Too often no one is leveling with you about why you’re unlikely to advance or giving you the feedback you need to “fit” the work successfully.

Sometimes you don’t get that feedback because your boss or coworkers sense that your ego–your self-absorption–is impenetrable. They suspect you’ll get defensive, resistant, or so emotional that their message won’t get through. So they take the avenue of least resistance and say nothing, assuming you’ll just self-destruct.

Workplace success is about “we,” as we-go, you go.

Self-awareness begins the cure for self-absorption. Looking at your behavior as it appears to others can be difficult, but if you want to build a sustainable career path, it’s essential.

Ask yourself and then others whose opinions you respect (not just those who will tell you what you want to hear) if you may come across as:
  • Needy–always wanting others to assist you
  • Insecure–continually asking for approval, praise, reinforcement
  • Superficial–caught up in what everyone will think about you
  • One-upping–stealing the show, taking credit, puffery
  • Shallow–being thin-skinned, over-reacting, defensive
  • Self-centered–making everything about you, selfish
None of these behaviors are terminal for your career. You just need to know how to wean yourself from them, since they aren’t doing your career any good.

Bring it.

We’ve gotten accustomed to living in a so-me world. Social media was lured us into creating our own personal celebrity on line.

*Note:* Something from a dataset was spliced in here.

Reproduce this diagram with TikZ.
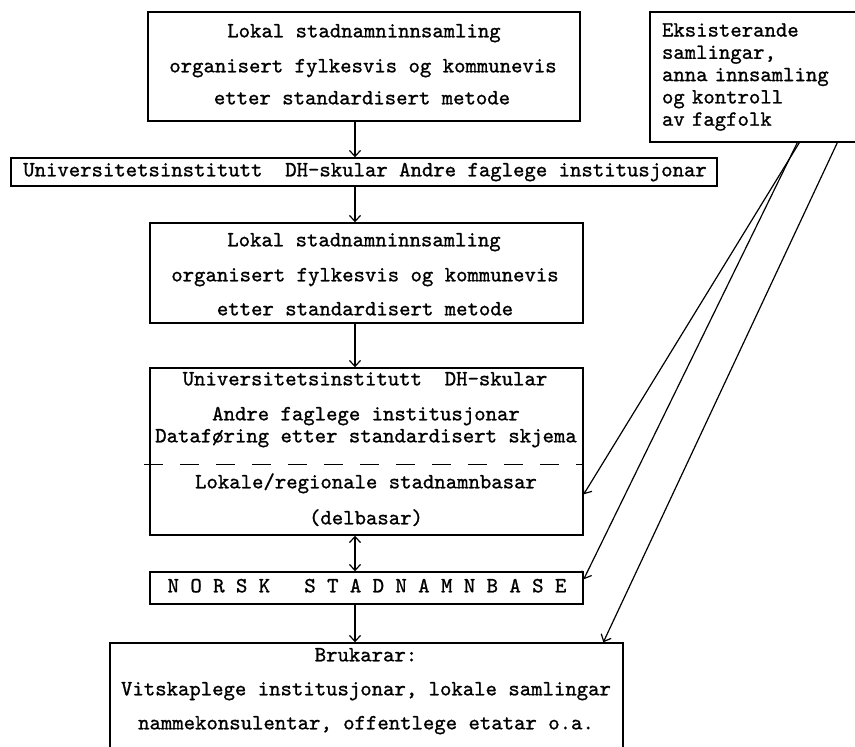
\documentclass[tikz,border=0pt]{standalone}
\usepackage{fontspec}
\newfontfamily\typewriter{lmmono10-regular}[Extension=.otf, FakeBold=1.0]
\usetikzlibrary{arrows.meta,calc}

\begin{document}
\begin{tikzpicture}[x=1pt,y=-1pt,
  box/.style={draw, line width=1.4pt, rectangle, inner sep=0pt},
  twfont/.style={font=\typewriter\fontsize{21.7}{22.3}\selectfont},
  txt/.style={twfont, inner sep=0pt, text height=13.5pt, text depth=4.8pt},
  flow/.style={line width=1.2pt, -{Straight Barb[length=6pt,width=11pt]}},
  biflow/.style={line width=1.2pt, {Straight Barb[length=6pt,width=11pt]}-{Straight Barb[length=6pt,width=11pt]}},
  divider/.style={line width=1.3pt, dash pattern=on 19pt off 17pt},
]
\useasboundingbox (0,0) rectangle (855,747);
\clip (0,0) rectangle (855,747);
\fill[white] (0,0) rectangle (855,747);

% main column of boxes
\node[box, minimum width=432pt, minimum height=109pt] (lokal1) at (364,66.5) {};
\node[box, minimum width=706pt, minimum height=28pt]  (inst)   at (364,172) {};
\node[box, minimum width=433pt, minimum height=100pt] (lokal2) at (366.5,273) {};
\node[box, minimum width=433pt, minimum height=167pt] (data)   at (366.5,451.5) {};
\node[box, minimum width=433pt, minimum height=32pt]  (nsb)    at (366.5,588) {};
\node[box, minimum width=513pt, minimum height=117pt] (bruk)   at (366.5,701.5) {};

% side box, running off the right edge
\node[box, twfont, minimum width=212pt, minimum height=130pt, text width=188pt,
      inner xsep=12pt, align=left]
  (src) at (756,77) {Eksisterande\\samlingar,\\anna innsamling\\og kontroll\\av fagfolk};

% texts
\node[txt] (l1a) at (364,33)  {Lokal stadnamninnsamling};
\node[txt] (l1b) at (363,68)  {organisert fylkesvis og kommunevis};
\node[txt] (l1c) at (362,100) {etter standardisert metode};

\node[txt] (ia) at (365,172) {Universitetsinstitutt\ \ DH-skular Andre faglege institusjonar};

\node[txt] (l2a) at (364,242) {Lokal stadnamninnsamling};
\node[txt] (l2b) at (365,277) {organisert fylkesvis og kommunevis};
\node[txt] (l2c) at (365,311) {etter standardisert metode};

\node[txt] (da) at (365,381) {Universitetsinstitutt\ \ DH-skular};
\node[txt] (db) at (366,416) {Andre faglege institusjonar};
\node[txt] (dc) at (366,438) {Dataføring etter standardisert skjema};
\node[txt] (dd) at (366,484) {Lokale/regionale stadnamnbasar};
\node[txt] (de) at (366,520) {(delbasar)};

\node[txt] (na) at (367,588) {N O R S K\ \ \ S T A D N A M N B A S E};

\node[txt] (ba) at (366,657) {Brukarar:};
\node[txt] (bb) at (366,691) {Vitskaplege institusjonar, lokale samlingar};
\node[txt] (bc) at (366,725) {nammekonsulentar, offentlege etatar o.a.};

% divider inside the data box
\draw[divider] ($(data.north west)+(-5,97)$) -- ($(data.north east)+(0,97)$);

% vertical flow
\coordinate (axis) at (355,0);
\draw[flow]   (lokal1.south -| axis) -- (inst.north -| axis);
\draw[flow]   (inst.south -| axis)   -- (lokal2.north -| axis);
\draw[flow]   (lokal2.south -| axis) -- (data.north -| axis);
\draw[biflow] (data.south -| axis)   -- (nsb.north -| axis);
\draw[flow]   (nsb.south -| axis)    -- (bruk.north -| axis);

% links from the side box
\draw[flow] ($(src.south west)+(150,0)$) -- ($(data.north east)+(0,127)$);
\draw[flow] ($(src.south west)+(148,0)$) -- ($(nsb.north east)+(0,8)$);
\draw[flow] ($(src.south west)+(188,0)$) -- ($(bruk.north west)+(494,0)$);
\end{tikzpicture}
\end{document}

We are constantly out there telling the world to:

Look at me. Listen to me. Read me. Follow me.


The fact is that at work:

It’s not all about you. But a part of it is.


You were hired because you’re especially good at something important to the job.

It may be:
  • A skill–modifying software, writing snappy marketing copy, organizing documents
  • Subject matter knowledge–operating procedures, compliance regulations, PR
  • Abilities–writing, public speaking, defusing conflict, sales
Zero in on your strengths and knock yourself out developing them to their fullest. Bring those strengths to your work, volunteer to contribute them to other projects, and tell your boss that you’re more than willing to help out whenever those capabilities are needed.

Now it’s not about you; it’s about what you’re contributing to the company, your colleagues, and your boss. That’s the personal brand you want.

Be ready.

You get noticed for what you do well and consistently without complication or drama. You get ahead when others come to depend on you for your expertise, ask for your help, and recognize the value you bring.

As you build your core skills, you’ll also be developing new ones which will add to your arsenal. When what you’re about is not about yourself but about work, you’re career will soar. Be ready.